• Stated problem
Reproduce nothing except the lines between the line with "Reproduce this chart with matplotlib." and the line with "from matplotlib import pyplot as plt", both ends included, and please leave out pictures.

(Records from a dataset)

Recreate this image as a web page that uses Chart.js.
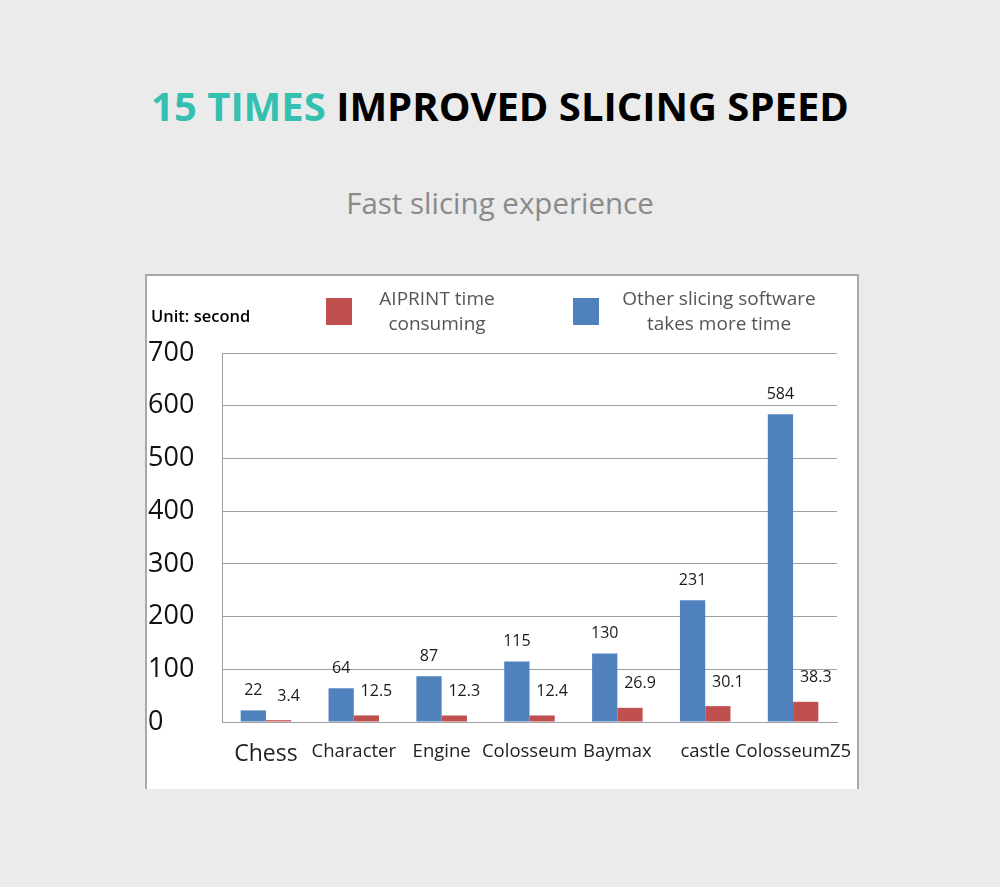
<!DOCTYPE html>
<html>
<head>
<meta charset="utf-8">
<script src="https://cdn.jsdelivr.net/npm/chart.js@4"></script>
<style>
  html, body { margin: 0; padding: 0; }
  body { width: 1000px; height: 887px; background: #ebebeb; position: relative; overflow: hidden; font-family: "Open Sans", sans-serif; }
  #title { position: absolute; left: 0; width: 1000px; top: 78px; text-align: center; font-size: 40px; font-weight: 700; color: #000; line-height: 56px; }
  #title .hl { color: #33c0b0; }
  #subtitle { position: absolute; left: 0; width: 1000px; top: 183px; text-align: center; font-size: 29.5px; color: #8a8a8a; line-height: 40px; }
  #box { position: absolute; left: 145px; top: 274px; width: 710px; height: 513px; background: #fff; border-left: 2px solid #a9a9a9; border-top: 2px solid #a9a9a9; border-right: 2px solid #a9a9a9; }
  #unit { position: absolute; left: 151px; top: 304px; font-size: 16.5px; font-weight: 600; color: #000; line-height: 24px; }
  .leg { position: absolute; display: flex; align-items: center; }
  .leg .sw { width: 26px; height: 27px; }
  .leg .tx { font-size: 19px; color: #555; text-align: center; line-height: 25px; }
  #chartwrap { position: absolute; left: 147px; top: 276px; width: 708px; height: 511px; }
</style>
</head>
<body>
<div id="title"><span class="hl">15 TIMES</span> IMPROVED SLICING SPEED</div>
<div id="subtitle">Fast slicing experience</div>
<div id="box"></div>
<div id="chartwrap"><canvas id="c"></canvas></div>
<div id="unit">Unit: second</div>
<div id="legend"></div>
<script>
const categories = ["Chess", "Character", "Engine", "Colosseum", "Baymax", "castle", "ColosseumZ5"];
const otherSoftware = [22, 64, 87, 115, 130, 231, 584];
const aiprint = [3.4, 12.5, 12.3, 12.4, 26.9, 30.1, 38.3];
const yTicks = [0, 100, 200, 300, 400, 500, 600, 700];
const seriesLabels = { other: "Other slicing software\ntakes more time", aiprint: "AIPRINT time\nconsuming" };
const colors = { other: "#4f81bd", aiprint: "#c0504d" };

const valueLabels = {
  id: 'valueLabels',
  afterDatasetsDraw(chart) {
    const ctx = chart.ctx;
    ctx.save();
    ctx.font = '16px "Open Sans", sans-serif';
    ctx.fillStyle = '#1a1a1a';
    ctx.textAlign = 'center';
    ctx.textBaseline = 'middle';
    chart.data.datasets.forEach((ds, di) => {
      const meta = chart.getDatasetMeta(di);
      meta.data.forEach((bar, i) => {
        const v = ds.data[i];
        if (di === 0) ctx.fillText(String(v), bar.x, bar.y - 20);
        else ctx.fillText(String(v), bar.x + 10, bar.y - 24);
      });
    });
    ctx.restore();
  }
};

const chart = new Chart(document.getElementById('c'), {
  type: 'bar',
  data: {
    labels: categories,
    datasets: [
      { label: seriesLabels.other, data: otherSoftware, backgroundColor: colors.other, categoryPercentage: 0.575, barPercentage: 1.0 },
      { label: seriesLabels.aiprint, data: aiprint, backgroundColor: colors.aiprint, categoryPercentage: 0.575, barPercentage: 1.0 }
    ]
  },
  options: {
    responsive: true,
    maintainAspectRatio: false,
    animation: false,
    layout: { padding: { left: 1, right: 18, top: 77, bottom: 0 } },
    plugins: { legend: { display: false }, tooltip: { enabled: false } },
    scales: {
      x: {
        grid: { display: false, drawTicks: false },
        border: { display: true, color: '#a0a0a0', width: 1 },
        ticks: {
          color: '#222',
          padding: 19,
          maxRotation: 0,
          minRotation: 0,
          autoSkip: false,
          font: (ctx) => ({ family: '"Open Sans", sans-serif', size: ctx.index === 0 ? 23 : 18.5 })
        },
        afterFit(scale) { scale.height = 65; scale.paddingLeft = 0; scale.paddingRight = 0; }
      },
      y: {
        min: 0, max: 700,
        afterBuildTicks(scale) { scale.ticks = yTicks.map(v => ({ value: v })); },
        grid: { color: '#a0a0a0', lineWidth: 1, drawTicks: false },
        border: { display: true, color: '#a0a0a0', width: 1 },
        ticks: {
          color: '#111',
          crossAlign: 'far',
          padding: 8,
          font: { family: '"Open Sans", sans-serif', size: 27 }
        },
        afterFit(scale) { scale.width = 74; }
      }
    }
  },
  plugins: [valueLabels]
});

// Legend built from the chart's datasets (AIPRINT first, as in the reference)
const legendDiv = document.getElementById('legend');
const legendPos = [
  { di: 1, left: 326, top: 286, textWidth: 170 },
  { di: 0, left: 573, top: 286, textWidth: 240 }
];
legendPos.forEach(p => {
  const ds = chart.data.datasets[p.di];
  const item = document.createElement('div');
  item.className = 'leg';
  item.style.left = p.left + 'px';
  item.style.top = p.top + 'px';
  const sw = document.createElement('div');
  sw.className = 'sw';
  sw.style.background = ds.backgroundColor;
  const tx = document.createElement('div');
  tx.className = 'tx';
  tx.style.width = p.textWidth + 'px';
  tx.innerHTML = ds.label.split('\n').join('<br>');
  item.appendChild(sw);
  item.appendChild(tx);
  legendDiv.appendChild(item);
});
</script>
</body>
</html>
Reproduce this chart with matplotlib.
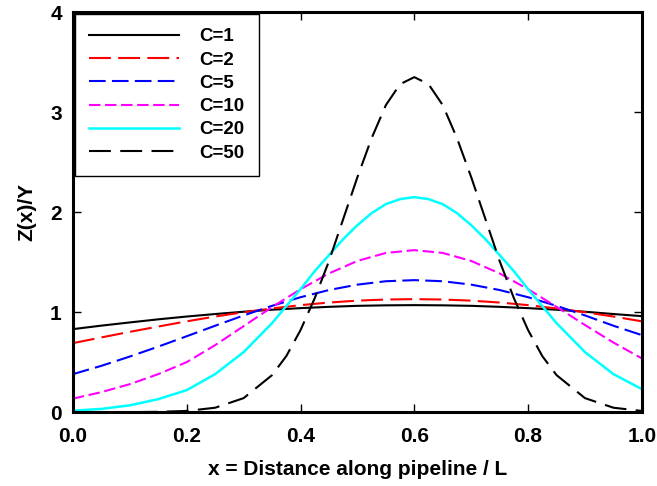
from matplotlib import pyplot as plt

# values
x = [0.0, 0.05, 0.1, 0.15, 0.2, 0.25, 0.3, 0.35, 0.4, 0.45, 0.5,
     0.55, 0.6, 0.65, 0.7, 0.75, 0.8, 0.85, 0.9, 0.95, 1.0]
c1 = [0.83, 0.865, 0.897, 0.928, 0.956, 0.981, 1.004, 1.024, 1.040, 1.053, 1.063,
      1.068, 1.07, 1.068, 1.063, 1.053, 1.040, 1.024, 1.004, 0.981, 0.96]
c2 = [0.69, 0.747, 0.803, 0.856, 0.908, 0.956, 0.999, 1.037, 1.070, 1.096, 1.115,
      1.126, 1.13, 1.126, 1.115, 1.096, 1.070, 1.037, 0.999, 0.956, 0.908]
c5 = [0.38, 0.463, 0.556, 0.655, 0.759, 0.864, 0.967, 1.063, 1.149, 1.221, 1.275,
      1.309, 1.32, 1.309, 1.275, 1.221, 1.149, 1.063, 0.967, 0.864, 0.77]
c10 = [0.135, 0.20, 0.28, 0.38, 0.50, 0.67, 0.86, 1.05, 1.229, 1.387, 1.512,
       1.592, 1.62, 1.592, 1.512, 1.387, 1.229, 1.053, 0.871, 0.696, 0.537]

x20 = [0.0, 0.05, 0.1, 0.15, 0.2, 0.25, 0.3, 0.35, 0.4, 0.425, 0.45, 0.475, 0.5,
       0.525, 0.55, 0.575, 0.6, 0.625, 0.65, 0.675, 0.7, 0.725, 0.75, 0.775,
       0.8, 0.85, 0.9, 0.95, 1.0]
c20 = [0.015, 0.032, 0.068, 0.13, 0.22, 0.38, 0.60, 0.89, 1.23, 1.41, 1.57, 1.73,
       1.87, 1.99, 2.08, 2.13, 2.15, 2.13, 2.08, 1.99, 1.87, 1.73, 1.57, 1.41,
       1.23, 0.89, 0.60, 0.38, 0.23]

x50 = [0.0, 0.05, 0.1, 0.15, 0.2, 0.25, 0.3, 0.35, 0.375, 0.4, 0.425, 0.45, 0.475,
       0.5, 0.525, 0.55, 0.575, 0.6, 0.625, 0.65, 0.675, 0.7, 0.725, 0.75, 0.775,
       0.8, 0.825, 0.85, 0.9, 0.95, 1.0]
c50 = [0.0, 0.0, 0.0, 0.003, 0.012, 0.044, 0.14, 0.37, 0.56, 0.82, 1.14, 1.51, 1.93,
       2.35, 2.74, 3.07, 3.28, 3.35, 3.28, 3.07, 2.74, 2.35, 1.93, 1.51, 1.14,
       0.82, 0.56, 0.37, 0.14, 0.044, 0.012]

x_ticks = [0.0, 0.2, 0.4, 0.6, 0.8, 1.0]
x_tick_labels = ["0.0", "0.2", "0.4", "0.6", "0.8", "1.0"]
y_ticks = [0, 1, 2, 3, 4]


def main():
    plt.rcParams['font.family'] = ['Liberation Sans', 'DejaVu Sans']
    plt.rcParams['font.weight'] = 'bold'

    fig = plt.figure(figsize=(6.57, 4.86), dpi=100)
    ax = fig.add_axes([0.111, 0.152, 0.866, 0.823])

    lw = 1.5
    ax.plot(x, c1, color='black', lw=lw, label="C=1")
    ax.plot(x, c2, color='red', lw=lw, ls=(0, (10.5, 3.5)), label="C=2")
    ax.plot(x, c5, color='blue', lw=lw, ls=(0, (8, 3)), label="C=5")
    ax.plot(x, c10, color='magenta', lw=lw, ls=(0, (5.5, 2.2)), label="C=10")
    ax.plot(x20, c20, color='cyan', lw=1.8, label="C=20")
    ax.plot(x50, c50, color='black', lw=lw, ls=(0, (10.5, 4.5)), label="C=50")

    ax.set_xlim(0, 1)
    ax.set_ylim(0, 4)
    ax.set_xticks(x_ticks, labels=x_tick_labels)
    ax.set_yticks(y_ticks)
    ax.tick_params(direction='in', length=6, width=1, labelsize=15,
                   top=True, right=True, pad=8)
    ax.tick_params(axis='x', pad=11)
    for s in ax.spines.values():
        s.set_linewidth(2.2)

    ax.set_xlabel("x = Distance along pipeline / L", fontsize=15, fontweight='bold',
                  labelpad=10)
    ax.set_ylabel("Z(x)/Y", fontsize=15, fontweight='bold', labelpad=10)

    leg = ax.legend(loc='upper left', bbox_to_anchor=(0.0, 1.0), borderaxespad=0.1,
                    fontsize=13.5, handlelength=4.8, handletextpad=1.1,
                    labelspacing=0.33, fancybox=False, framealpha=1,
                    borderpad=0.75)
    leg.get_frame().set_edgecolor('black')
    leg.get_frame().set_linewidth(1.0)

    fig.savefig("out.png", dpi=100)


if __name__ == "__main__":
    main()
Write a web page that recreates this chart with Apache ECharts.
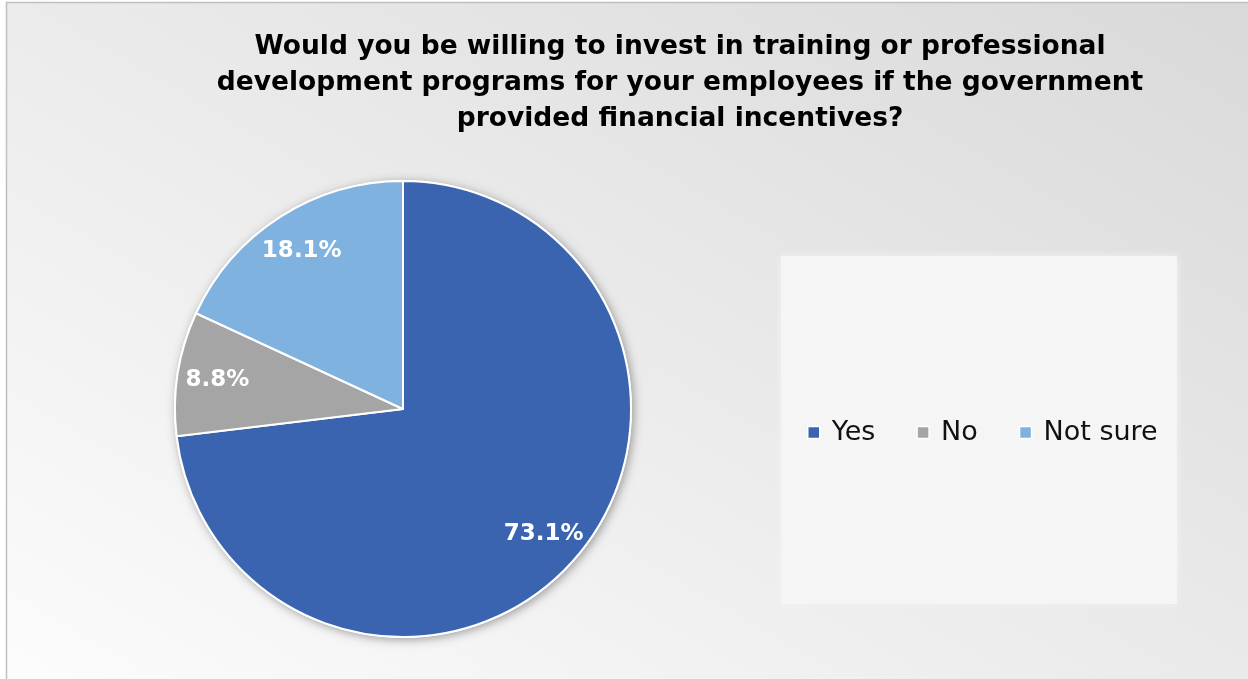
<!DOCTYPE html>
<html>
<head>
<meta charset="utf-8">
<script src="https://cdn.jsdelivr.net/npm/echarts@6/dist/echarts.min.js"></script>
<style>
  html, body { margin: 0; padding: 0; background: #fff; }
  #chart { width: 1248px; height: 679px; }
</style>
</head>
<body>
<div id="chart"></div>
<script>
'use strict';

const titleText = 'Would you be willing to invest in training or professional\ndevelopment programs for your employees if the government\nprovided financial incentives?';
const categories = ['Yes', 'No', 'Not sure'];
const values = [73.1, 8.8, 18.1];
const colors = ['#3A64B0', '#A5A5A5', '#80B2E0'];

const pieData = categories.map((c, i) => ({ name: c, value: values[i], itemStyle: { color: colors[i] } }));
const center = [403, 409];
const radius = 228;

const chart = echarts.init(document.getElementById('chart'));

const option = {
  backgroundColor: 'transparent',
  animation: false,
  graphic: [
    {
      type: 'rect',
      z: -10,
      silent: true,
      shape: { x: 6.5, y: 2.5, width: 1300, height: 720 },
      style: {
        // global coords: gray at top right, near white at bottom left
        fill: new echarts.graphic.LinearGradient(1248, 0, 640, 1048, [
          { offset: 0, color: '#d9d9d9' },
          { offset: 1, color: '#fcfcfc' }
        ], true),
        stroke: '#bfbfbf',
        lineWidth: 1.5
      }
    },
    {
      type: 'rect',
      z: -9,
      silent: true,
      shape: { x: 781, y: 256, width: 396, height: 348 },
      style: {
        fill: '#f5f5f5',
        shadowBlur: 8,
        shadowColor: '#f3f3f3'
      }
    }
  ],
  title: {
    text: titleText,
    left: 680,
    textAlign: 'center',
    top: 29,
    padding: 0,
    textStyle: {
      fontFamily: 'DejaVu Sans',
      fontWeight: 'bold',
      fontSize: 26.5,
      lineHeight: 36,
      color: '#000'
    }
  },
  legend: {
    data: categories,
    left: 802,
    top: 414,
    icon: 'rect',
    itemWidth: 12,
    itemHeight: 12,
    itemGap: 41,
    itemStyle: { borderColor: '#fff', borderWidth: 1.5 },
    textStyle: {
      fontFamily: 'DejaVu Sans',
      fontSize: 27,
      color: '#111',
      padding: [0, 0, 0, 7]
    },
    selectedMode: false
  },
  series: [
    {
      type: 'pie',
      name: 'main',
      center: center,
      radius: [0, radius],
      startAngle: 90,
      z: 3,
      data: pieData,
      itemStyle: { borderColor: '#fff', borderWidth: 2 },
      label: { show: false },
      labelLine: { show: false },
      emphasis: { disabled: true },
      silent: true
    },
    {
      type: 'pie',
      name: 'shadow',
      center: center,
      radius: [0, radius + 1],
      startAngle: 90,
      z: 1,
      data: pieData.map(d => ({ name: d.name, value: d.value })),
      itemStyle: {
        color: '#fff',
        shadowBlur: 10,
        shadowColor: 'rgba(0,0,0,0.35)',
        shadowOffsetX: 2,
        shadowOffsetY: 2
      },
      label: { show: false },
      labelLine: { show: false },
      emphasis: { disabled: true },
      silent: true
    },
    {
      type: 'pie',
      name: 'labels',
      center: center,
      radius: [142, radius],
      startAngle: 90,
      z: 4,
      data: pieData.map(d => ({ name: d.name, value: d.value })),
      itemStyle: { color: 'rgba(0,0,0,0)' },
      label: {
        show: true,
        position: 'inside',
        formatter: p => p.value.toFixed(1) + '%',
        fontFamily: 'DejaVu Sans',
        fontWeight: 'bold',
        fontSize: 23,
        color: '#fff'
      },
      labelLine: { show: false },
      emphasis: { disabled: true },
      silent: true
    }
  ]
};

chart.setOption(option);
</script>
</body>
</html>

• Result
Reproduce this chart with matplotlib.
from matplotlib import pyplot as plt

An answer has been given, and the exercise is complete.